SPF stands for sun protection factor and is a measure of the protection against UV-B rays offered by a given sunscreen. The higher the SPF number, the greater the degree of protection. The number is calculated as the amount of UV radiation required to cause a sunburn with a user wearing the sunscreen as opposed to not wearing the sunscreen. However, the efficacy of any sunscreen depends on several variables, including the time at which a person is outside (more intense radiation occurs between 10am-3pm); the type of skin a person has (lighter-skinned individuals require much less UV radiation to burn than those with darker skin); and the amount of sunscreen applied (in general, the average adult in a bathing suit needs 1-2 oz of sunscreen to cover the body appropriately which means that the standard 12 oz bottle should only last for 6-8 uses!).
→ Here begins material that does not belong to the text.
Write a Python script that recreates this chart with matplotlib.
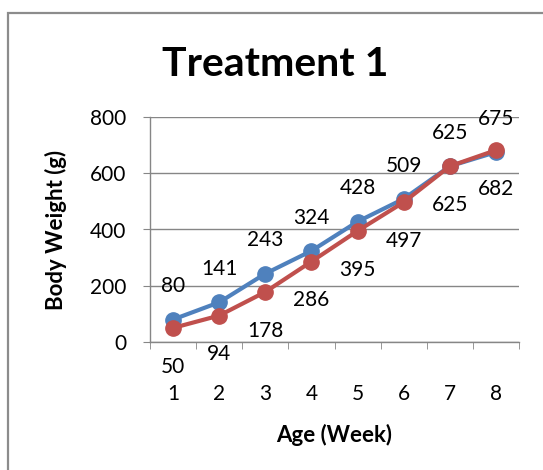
import matplotlib
matplotlib.use("Agg")
import matplotlib.pyplot as plt
from matplotlib.patches import Rectangle

weeks = [1, 2, 3, 4, 5, 6, 7, 8]
week_labels = ["1", "2", "3", "4", "5", "6", "7", "8"]
series_a = [80, 141, 243, 324, 428, 509, 625, 675]
series_b = [50, 94, 178, 286, 395, 497, 625, 682]
y_ticks = [0, 200, 400, 600, 800]

BLUE = "#4F81BD"
RED = "#C0504D"
GRID = "#868686"

plt.rcParams["font.family"] = ["Lato", "DejaVu Sans"]

fig = plt.figure(figsize=(5.43, 4.70), dpi=100)
ax = fig.add_axes([150 / 543, 1 - 342 / 470, 369 / 543, 225 / 470])

# chart frame (runs off the right and bottom of the crop)
fig.add_artist(Rectangle((8 / 543, -0.2), 1.2, 1.2 - 13 / 470,
                         transform=fig.transFigure, fill=False,
                         edgecolor="#8C8C8C", linewidth=1.6, clip_on=False))

ax.plot(weeks, series_a, color=BLUE, lw=3, marker="o", ms=11, zorder=3)
ax.plot(weeks, series_b, color=RED, lw=3, marker="o", ms=11, zorder=4)

for x, v in zip(weeks, series_a):
    ax.annotate(str(v), (x, v), xytext=(0, 24), textcoords="offset points",
                ha="center", va="center", fontsize=15, clip_on=False)
for x, v in zip(weeks, series_b):
    ax.annotate(str(v), (x, v), xytext=(0, -28), textcoords="offset points",
                ha="center", va="center", fontsize=15, clip_on=False)

ax.set_xlim(0.5, 8.5)
ax.set_ylim(0, 800)
ax.set_yticks(y_ticks)
ax.set_yticklabels([str(t) for t in y_ticks], fontsize=15)
ax.set_xticks(weeks)
ax.set_xticklabels(week_labels, fontsize=15)
ax.set_xticks([w + 0.5 for w in [0] + weeks], minor=True)
ax.tick_params(axis="x", which="major", length=0, pad=30)
ax.tick_params(axis="x", which="minor", length=5, color=GRID, direction="out")
ax.tick_params(axis="y", length=5, color=GRID, pad=12)

ax.grid(axis="y", color=GRID, lw=1)
ax.set_axisbelow(True)
for s in ["top", "right"]:
    ax.spines[s].set_visible(False)
for s in ["left", "bottom"]:
    ax.spines[s].set_color(GRID)
    ax.spines[s].set_linewidth(1)

fig.text(275 / 543, 1 - 64 / 470, "Treatment 1", ha="center", va="center",
         fontsize=29.5, fontweight="bold")
fig.text(334 / 543, 1 - 435 / 470, "Age (Week)", ha="center", va="center",
         fontsize=16, fontweight="bold")
fig.text(56 / 543, 1 - 230 / 470, "Body Weight (g)", ha="center", va="center",
         fontsize=16, fontweight="bold", rotation=90)

fig.savefig("out.png", dpi=100)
You are absolutely correct that as a person with pale skin you are at higher risk for sun damage. In general, to protect the health of your skin and minimize your risk of skin cancer, it is recommended to stay out of the sun between the hours of 10am-3pm when UV radiation is at its most intense. If you do have to be in the sun, wearing a wide-brimmed hat and a cover-up is a good idea. A sunscreen with a high SPF and protection against both UV-A and UV-B rays--and applied liberally--is also strongly recommended.
Questions about skin health or about worrisome skin findings should always be discussed with you primary care physician
. He or she can discuss strategies to protect your skin and be sure to conduct regular skin exams.